In outlining the proposal, Roberts said, "No one agency, no matter how distinguished its history, is more important than U.S. national security." The paper also said: "We are not abolishing the CIA. We are reordering and renaming its three major elements."
But the senior intelligence official said little would be left at the CIA under the plan. "That's exactly what it would do: demolish the agency," the official said. "This goes way beyond anything reasonable."
Roberts's proposal came a day after the Sept. 11 commission officially closed, although its members have vowed to campaign for intelligence revisions.

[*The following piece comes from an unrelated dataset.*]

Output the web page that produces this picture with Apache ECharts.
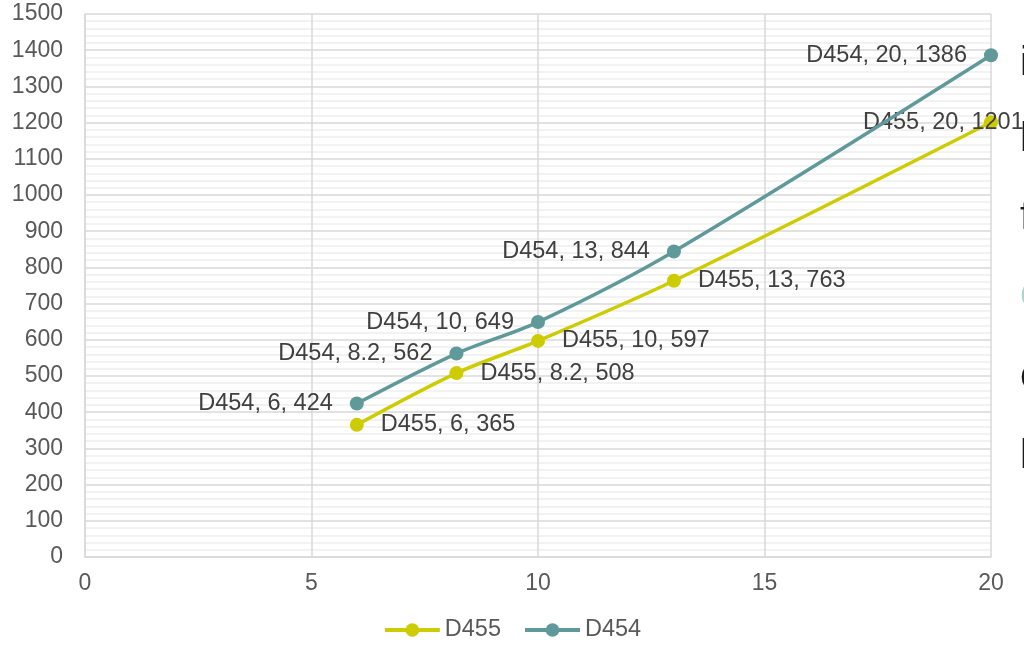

Hours before its midnight demise, the panel released two lengthy staff reports containing new details about al Qaeda fundraising and about how the Sept. 11 hijackers obtained U.S. visas and entered the country on numerous occasions.
The FBI knew about suspected al Qaeda fundraisers before the attacks but did not adequately address them, one report said. It added: "Gaps appear to remain in the intelligence community's understanding of the issue."
The second report said hijackers lied on their visa applications, overstayed U.S. visas or falsified their passports. It found that ringleader Mohamed Atta should have been stopped for extra scrutiny in July 2001, the last time he reentered the United States.
In reference to "the myth that the hijackers' entry into the United States was 'clean and legal,' " the report said: "It was not."